Vector, deque and basic_string all seem to be very much alike. So, what are the capabilities, differences, pros and cons about each of those? I always used vector, but I never realy gave the other ones a try, so, which is better?
vector and string are both arrays, meaning you can take the address of any element and do pointer arithmetics with it, or pass it to a C library function. Strings have all those extra string-oriented member functions, and also small strings are typically allocated on stack.
This also means that vectors and strings stress the memory manager: if your memory is fragmented, it may be harder to find a contiguous chunk, especially if you're growing it by push_back/operator+=
deque, on the other hand, is a sequence of small arrays, each the size of a VM page, typically. It's faster to allocate, but it's not a single array, so it's not compatible with C. It may also be slightly slower to access.
And of course, the obvious, deque has a fast push_front, but inserting at the first position of a vector means moving every single element. deque's push_back never moves any elements (and never invalidates pointers and references to them), while vector's push_back may have to move every single element when vector's capacity() grows.

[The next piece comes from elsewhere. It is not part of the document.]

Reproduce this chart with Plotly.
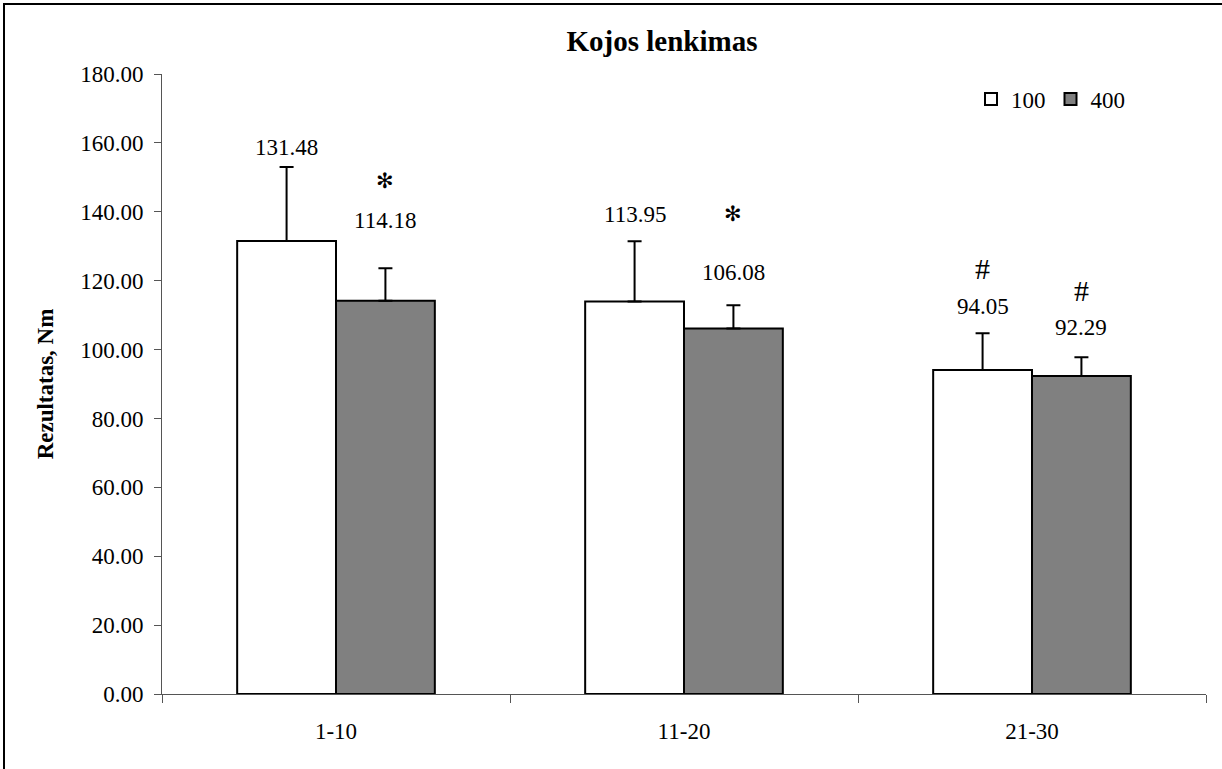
import plotly.graph_objects as go

categories = ["1-10", "11-20", "21-30"]
series_names = ["100", "400"]
values_100 = [131.48, 113.95, 94.05]
values_400 = [114.18, 106.08, 92.29]
err_100 = [21.5, 17.5, 10.7]
err_400 = [9.4, 6.8, 5.5]
# significance marks above the bars
marks_100 = ["", "", "#"]
marks_400 = ["✻", "✻", "#"]

# label placement (styling: heights in axis units for each text)
label_y_100 = [158.7, 139.3, 112.6]
label_y_400 = [137.5, 122.5, 106.5]
mark_y_100 = [None, None, 123.6]
mark_y_400 = [148.9, 139.3, 117.2]

W, H = 1222, 769
L, R, T, B = 162, 16, 74, 75
BARGAP = 0.432
FONT = "Liberation Serif, Times New Roman, serif"

fig = go.Figure()
fig.add_trace(go.Bar(
    name=series_names[0], x=categories, y=values_100,
    marker=dict(color="white", line=dict(color="black", width=2)),
    error_y=dict(type="data", array=err_100, arrayminus=[0] * 3, symmetric=False,
                 color="black", thickness=2, width=7),
))
fig.add_trace(go.Bar(
    name=series_names[1], x=categories, y=values_400,
    marker=dict(color="#808080", line=dict(color="black", width=2)),
    error_y=dict(type="data", array=err_400, arrayminus=[0] * 3, symmetric=False,
                 color="black", thickness=2, width=7),
))

half = (1 - BARGAP) / 4
ann = []
for i in range(len(categories)):
    ann.append(dict(x=i - half, y=label_y_100[i], xref="x", yref="y",
                    text=f"{values_100[i]:.2f}", showarrow=False,
                    font=dict(family=FONT, size=23, color="black")))
    ann.append(dict(x=i + half, y=label_y_400[i], xref="x", yref="y",
                    text=f"{values_400[i]:.2f}", showarrow=False,
                    font=dict(family=FONT, size=23, color="black")))
    for m, my, dx in ((marks_100[i], mark_y_100[i], -half), (marks_400[i], mark_y_400[i], half)):
        if not m:
            continue
        if m == "✻":
            ann.append(dict(x=i + dx, y=my, xref="x", yref="y", text=m,
                            showarrow=False,
                            font=dict(family="DejaVu Sans", size=21, color="black")))
        else:
            ann.append(dict(x=i + dx, y=my, xref="x", yref="y", text=m,
                            showarrow=False,
                            font=dict(family=FONT, size=30, color="black")))

pw = W - L - R
ph = H - T - B
fig.update_layout(
    width=W, height=H,
    margin=dict(l=L, r=R, t=T, b=B),
    paper_bgcolor="white", plot_bgcolor="white",
    font=dict(family=FONT, size=23, color="black"),
    barmode="group", bargap=BARGAP, bargroupgap=0,
    title=dict(text="<b>Kojos lenkimas</b>", x=662 / W, xref="container", xanchor="center",
               y=1 - 41 / H, yref="container", yanchor="middle",
               font=dict(family=FONT, size=29, color="black")),
    legend=dict(orientation="h", x=(1130 - L) / pw, xanchor="right",
                y=(H - B - 99) / ph, yanchor="middle",
                font=dict(family=FONT, size=23, color="black"),
                bgcolor="rgba(0,0,0,0)", itemwidth=30, tracegroupgap=0),
    annotations=ann,
    shapes=[dict(type="rect", xref="paper", yref="paper",
                 x0=(4 - L) / pw, x1=(W + 20 - L) / pw,
                 y0=(H - B - (H + 20)) / ph, y1=(H - B - 4) / ph,
                 line=dict(color="black", width=2), fillcolor="rgba(0,0,0,0)")],
)
fig.update_xaxes(
    type="category", showline=True, linecolor="#555", linewidth=1,
    ticks="outside", tickson="boundaries", ticklen=8, tickcolor="#555",
    showgrid=False, ticklabelstandoff=16,
    tickfont=dict(family=FONT, size=23, color="black"),
)
fig.update_yaxes(
    range=[0, 180], dtick=20, tick0=0, tickformat=".2f",
    showline=True, linecolor="#555", linewidth=1,
    ticks="outside", ticklen=7, tickcolor="#555", showgrid=False, zeroline=False,
    ticklabelstandoff=6,
    tickfont=dict(family=FONT, size=23, color="black"),
    title=dict(text="<b>Rezultatas, Nm</b>", standoff=20,
               font=dict(family=FONT, size=23, color="black")),
)

fig.write_html("out.html", config={"displayModeBar": False},
               post_script="document.body.style.margin='0';document.body.style.overflow='hidden';")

I ran some tests that show that vector and string take excatly the smae amount of time to allocate, while deque take a bit more, at memebr acessing string is the fastest, vector is right behind it, but deque is MUCH slower, while at swapping(copying) vector and string are basicly almost equal(the difference is less than 0.05 sec at 20000000 elements when doing reverse()), and deque is slower by a a half. So, basicy, I should use vector for integral types and basic_string for character types(to avoid big names). So what's deque good for?
And, suprisingly, vector<bool> is faster that deque<bool> and string<bool> only at allocating, in everythign else it's like normal! What happened to all those modifications?